市販ペットボトル飲料水のうち、約半数は「ただ」の水道水:伊吹太歩の時事日想(2/3 ページ)
米国の消費者団体が調査したところによると、市販しているペットボトル飲料水のうち、約半数のブランドが水道水だという。ペットボトル飲料水を購入するのはカネの無駄か――そんな議論が世界各国で巻き起こっている。
コカ・コーラを超える売り上げのミネラルウオーター
最近、こんなニュースが米国で話題になった。ニューヨークで、ソフトドリンクにおいて世界で最も売れているコカ・コーラを超える売り上げをたたき出した飲み物があるという。
それは、長年のライバルであるペプシではない。世界最大のボトルウオーター企業、ネスレ・ウォ―ターズが販売する「ポーランド・スプリング」というミネラルウオーターだ。その売り上げは2013年で5億700万ドル。コカ・コーラの3億7400万ドルを優に越える。
出る杭が打たれるのは世界共通だ。好調の裏で、急激に売り上げを伸ばすポーランド・スプリングに関して、いろいろとネガティブな情報が噴出している。
例えば、そもそもポーランド・スプリングという名前が“詐欺に近い”という指摘がある。というのも、名前の由来となったメイン州ポーランド・スプリングにある「もともと」の水源は、今から37年前、1967年に干上がっているからだ。そして、この事実によって訴えられたネスレ・ウオーターは、1000万ドルの示談金を支払うことで和解した。
現在「ポーランド・スプリング」の中身のうち、ポーランド・スプリングという地域の水源からくみ上げた水は約3分の1だけだ。先にも述べたように、オリジナルの水源はすでに干上がっており、1本まるまる名前通りの水を入れることができない。残りはメイン州にある、いくつかの水源から水をくみ上げて混ぜている。
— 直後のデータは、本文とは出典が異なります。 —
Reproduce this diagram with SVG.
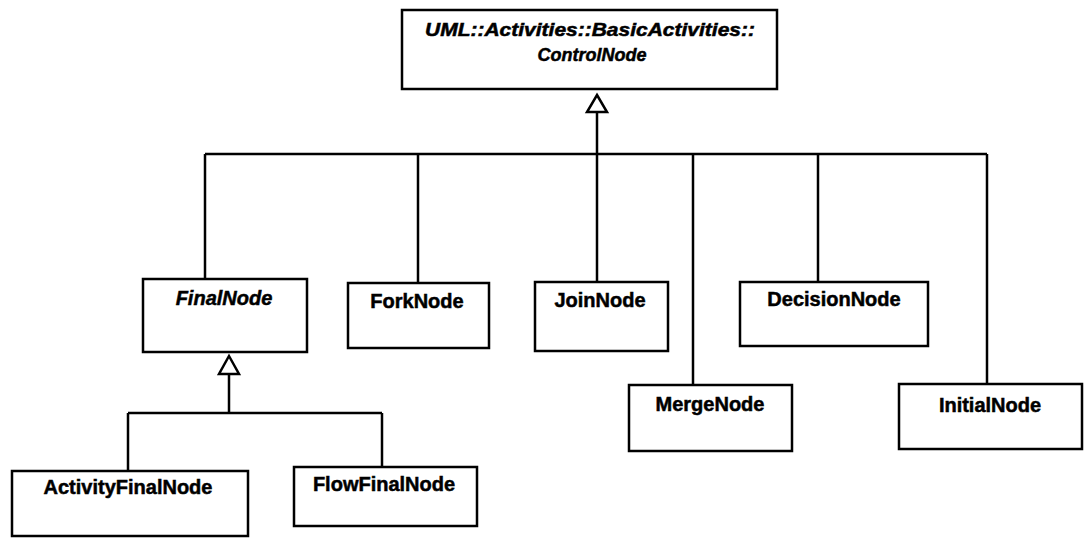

しかし、この事実も訴訟問題になったために明らかになっただけで、米環境NGO「環境ワーキンググループ」が2011年に公表した調査(参照リンク)では、ボトルウオーターのブランド173個のうち、18%はその中身について一切情報を提供しておらず、約3分の2は水の処置方法すら公表していない。消費者が知るべき情報が提供されていないのが現状だ。